Russian oil production

One of the things driving the latest conspiracy theories is a meeting between Saudi Arabia, Russia, Venezuela and Mexico last month in Vienna, prior to the OPEC general meeting later that month. At the time Oil Minister Alexander Novak said that Russia—the world’s biggest energy exporter—had no plans to cut oil production in order to shore up prices.

Speaking to reporters in Doha on Tuesday, Novak confirmed that Russia will keep oil output steady throughout 2015, fearful of losing its share of the oil market and believing that ultimately oil prices will stabilize.
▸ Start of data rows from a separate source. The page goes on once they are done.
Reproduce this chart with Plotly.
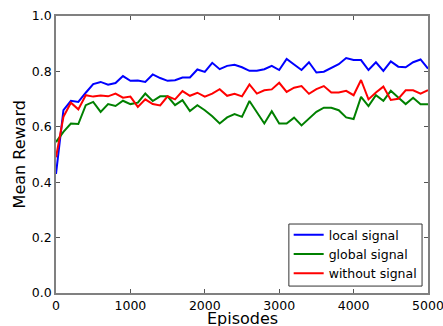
import plotly.graph_objects as go

episodes = list(range(0, 5001, 100))

local_signal = [0.43, 0.66, 0.694, 0.69, 0.723, 0.754, 0.762, 0.752, 0.758, 0.783,
                0.766, 0.767, 0.762, 0.789, 0.776, 0.766, 0.768, 0.778, 0.778, 0.807,
                0.798, 0.831, 0.808, 0.82, 0.824, 0.815, 0.802, 0.802, 0.808, 0.82,
                0.805, 0.845, 0.825, 0.805, 0.833, 0.796, 0.799, 0.813, 0.826, 0.848,
                0.841, 0.841, 0.805, 0.833, 0.802, 0.836, 0.817, 0.815, 0.833, 0.843,
                0.81]

global_signal = [0.545, 0.582, 0.612, 0.61, 0.678, 0.69, 0.654, 0.682, 0.675, 0.694,
                 0.682, 0.687, 0.72, 0.693, 0.71, 0.71, 0.678, 0.696, 0.657, 0.678,
                 0.66, 0.638, 0.612, 0.634, 0.646, 0.636, 0.693, 0.65, 0.612, 0.656,
                 0.612, 0.612, 0.633, 0.605, 0.63, 0.654, 0.669, 0.669, 0.66, 0.634,
                 0.628, 0.708, 0.675, 0.714, 0.694, 0.73, 0.706, 0.682, 0.705, 0.681,
                 0.681]

without_signal = [0.49, 0.636, 0.687, 0.663, 0.714, 0.709, 0.713, 0.71, 0.72, 0.705,
                  0.709, 0.672, 0.699, 0.682, 0.677, 0.71, 0.699, 0.729, 0.712, 0.723,
                  0.709, 0.72, 0.736, 0.712, 0.719, 0.71, 0.753, 0.72, 0.732, 0.735,
                  0.759, 0.726, 0.741, 0.747, 0.719, 0.736, 0.747, 0.724, 0.724, 0.73,
                  0.714, 0.769, 0.699, 0.724, 0.745, 0.697, 0.701, 0.732, 0.732, 0.72,
                  0.732]

series = [
    ("local signal", local_signal, "#0000ff"),
    ("global signal", global_signal, "#008000"),
    ("without signal", without_signal, "#ff0000"),
]

x_ticks = [0, 1000, 2000, 3000, 4000, 5000]
y_ticks = [0.0, 0.2, 0.4, 0.6, 0.8, 1.0]
x_title = "Episodes"
y_title = "Mean Reward"

fig = go.Figure()
for name, vals, color in series:
    fig.add_trace(go.Scatter(x=episodes, y=vals, mode="lines", name=name,
                             line=dict(color=color, width=2)))

font_family = "DejaVu Sans"
axis_common = dict(
    showgrid=False, zeroline=False, showline=True, linecolor="#808080", linewidth=1.5,
    mirror="ticks", ticks="inside", ticklen=4, tickcolor="#555555", tickwidth=1,
    tickfont=dict(family=font_family, size=12.5, color="black"),
    automargin=False, ticklabeloverflow="allow",
)

fig.update_layout(
    width=443, height=326,
    margin=dict(l=56, r=15, t=16, b=33),
    paper_bgcolor="white", plot_bgcolor="white",
    font=dict(family=font_family, color="black"),
    xaxis=dict(range=[0, 5000], tickvals=x_ticks, **axis_common),
    yaxis=dict(range=[0, 1.0], tickvals=y_ticks, tickformat=".1f", **axis_common),
    legend=dict(x=0.983, y=0.018, xanchor="right", yanchor="bottom",
                borderwidth=0, bgcolor="rgba(0,0,0,0)",
                font=dict(family=font_family, size=12.5)),
    showlegend=True,
    shapes=[dict(type="rect", xref="paper", yref="paper",
                 x0=0.626, x1=0.984, y0=0.025, y1=0.249,
                 line=dict(color="#333333", width=1), layer="above")],
    annotations=[
        dict(text=x_title, xref="paper", yref="paper", x=0.5, y=-0.092,
             xanchor="center", yanchor="middle", showarrow=False,
             font=dict(family=font_family, size=16, color="black")),
        dict(text=y_title, xref="paper", yref="paper", x=-0.097, y=0.5,
             xanchor="center", yanchor="middle", textangle=-90, showarrow=False,
             font=dict(family=font_family, size=16, color="black")),
    ],
)

fig.write_html("out.html",
               config={"displayModeBar": False},
               post_script="document.body.style.margin='0';document.body.style.overflow='hidden';")
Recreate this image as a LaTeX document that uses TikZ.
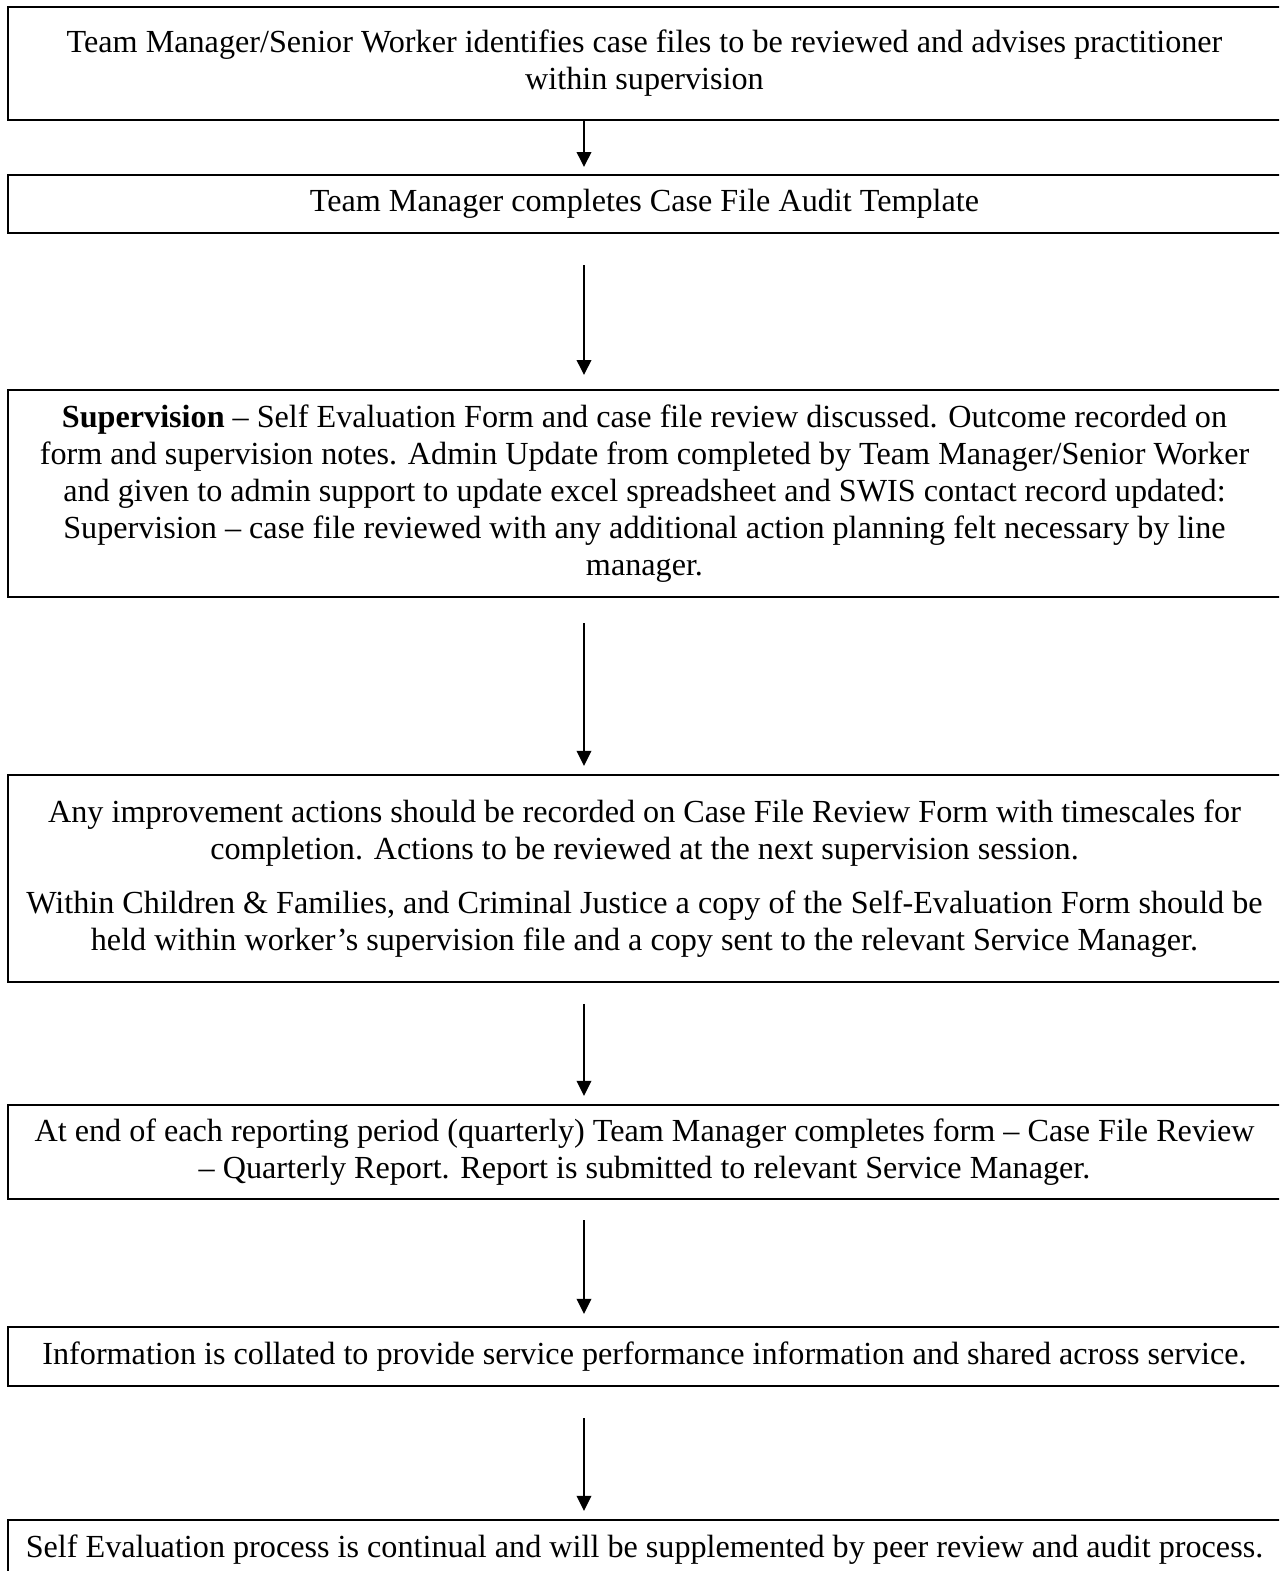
\documentclass[tikz,border=0pt]{standalone}
\usepackage{fontspec}
\setmainfont{Liberation Serif}
\usetikzlibrary{arrows.meta}

\begin{document}
\begin{tikzpicture}[x=0.373pt,y=-0.373pt,
		box/.style={draw,line width=0.8pt,minimum width=474.8pt,inner xsep=0pt,inner ysep=2pt,align=center,font=\fontsize{12}{13.8}\selectfont},
		flow/.style={-{Triangle[length=5.6pt,width=5.4pt]},line width=0.75pt}]
		\useasboundingbox (0,0) rectangle (1279,1571);
		\clip (0,0) rectangle (1279,1571);
		\node[box,minimum height=42.1pt](b1) at (644.5,63.5) {Team Manager/Senior Worker identifies case files to be reviewed and advises practitioner\\ within supervision};
		\node[box,minimum height=21.6pt](b2) at (644.5,204) {Team Manager completes Case File Audit Template};
		\node[box,minimum height=77.2pt](b3) at (644.5,493.5) {\textbf{Supervision} -- Self Evaluation Form and case file review discussed.  Outcome recorded on\\ form and supervision notes.  Admin Update from completed by Team Manager/Senior Worker\\ and given to admin support to update excel spreadsheet and SWIS contact record updated:\\ Supervision -- case file reviewed with any additional action planning felt necessary by line\\ manager.};
		\node[box,minimum height=77.2pt](b4) at (644.5,878.5) {Any improvement actions should be recorded on Case File Review Form with timescales for\\ completion.  Actions to be reviewed at the next supervision session.\\[6.3pt] Within Children \& Families, and Criminal Justice a copy of the Self-Evaluation Form should be\\ held within worker’s supervision file and a copy sent to the relevant Service Manager.};
		\node[box,minimum height=35.1pt](b5) at (644.5,1152) {At end of each reporting period (quarterly) Team Manager completes form -- Case File Review\\ -- Quarterly Report.  Report is submitted to relevant Service Manager.};
		\node[box,minimum height=22pt](b6) at (644.5,1356.5) {Information is collated to provide service performance information and shared across service.};
		\node[box,minimum height=22pt](b7) at (644.5,1549.5) {Self Evaluation process is continual and will be supplemented by peer review and audit process.};
		\coordinate (ax) at (584,0);
		\draw[flow,shorten >=2.6pt] (b1.south -| ax) -- (b2.north -| ax);
		\draw[flow,shorten <=11.6pt,shorten >=5.2pt] (b2.south -| ax) -- (b3.north -| ax);
		\draw[flow,shorten <=9.3pt,shorten >=3pt] (b3.south -| ax) -- (b4.north -| ax);
		\draw[flow,shorten <=7.8pt,shorten >=3pt] (b4.south -| ax) -- (b5.north -| ax);
		\draw[flow,shorten <=7.5pt,shorten >=4.5pt] (b5.south -| ax) -- (b6.north -| ax);
		\draw[flow,shorten <=11.6pt,shorten >=3pt] (b6.south -| ax) -- (b7.north -| ax);
	\end{tikzpicture}
\end{document}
Russia is therefore matching OPEC’s strategy of refusing to cut oil production in the belief that the market will stabilize on its own.

Another talking point among conspiracy theorists is that Saudi Arabia “forced” OPEC not to cut production to deal with the oil glut, but well-informed sources who attended the closed door OPEC meeting in November told Asharq Al-Awsat that while Saudi Oil Minister Ali Al-Naimi had said that Riyadh would keep its oil output steady in order to preserve its market share, he said that other OPEC member states were free to lower production as they wished.

More than this, the OPEC decision to maintain an oil-production ceiling of 30 million bpd was secured by a full consensus of all 12 member states. Therefore, no single state of group of states was responsible for “forcing” or “imposing” any decision on this body.

OPEC member states agreed with Naimi’s position as this served their own interests; they did not want to cut their own oil production nor see Saudi Arabia or any of the other Gulf states do the same. Even the proposal that was issued during the session to reduce output by 5 percent exempted Iran, Iraq, and Libya from any reduction.

Speaking earlier this week, OPEC Secretary-General Salem Al-Badri said: “We agreed that it is important to continue with production [at current levels] for the . . . coming period. This decision was reached by a consensus among all ministers.”

Speculation and non-OPEC production

Kuwaiti oil analyst Kamel Harami told Asharq Al-Awsat: “The best thing that Naimi did was not to agree to this proposal and allow the market to determine the price [of oil]. It is up to the aggrieved party to reduce its own output, not to ask others to reduce their output and risk their market share.”

Harami said that while the latest reduction in oil prices, and all the economic repercussions of this, have been influenced by a disparity between supply and demand, other factors have also contributed to this situation.

“When we look at supply and demand, we can see that there is an increase [in supply], but it is small and cannot account for this fall in oil prices which have plummeted by almost 50 percent since last June,” he said.

“If this [price drop] continues, then I believe that this will be down to speculation [on oil prices],” he added, saying that while OPEC has kept the same production ceiling over the past decade, non-OPEC production has grown.

Production by non-OPEC members, particularly following the shale oil revolution in North America, has increased significantly, adding to international oil supply without a similar increase in demand. The independent Kuwaiti oil analyst said that despite this, many people routinely hold OPEC solely responsible for the price of oil.

UAE Energy Minister Suhail Al-Mazrouei also criticized the obsession with OPEC earlier this week. “OPEC is now a swing producer. It’s not fair that we correct the market for everyone else . . . I don’t think that is a sustainable strategy anymore,” he said.

“We are of the view that the market should be left to balance itself,” Mazrouei added.

Therefore, the latest developments on the international economic scene are easy to explain if we look at the reasons behind them. However, fans of conspiracy theories are likely to prefer to ignore reality in search of easy targets.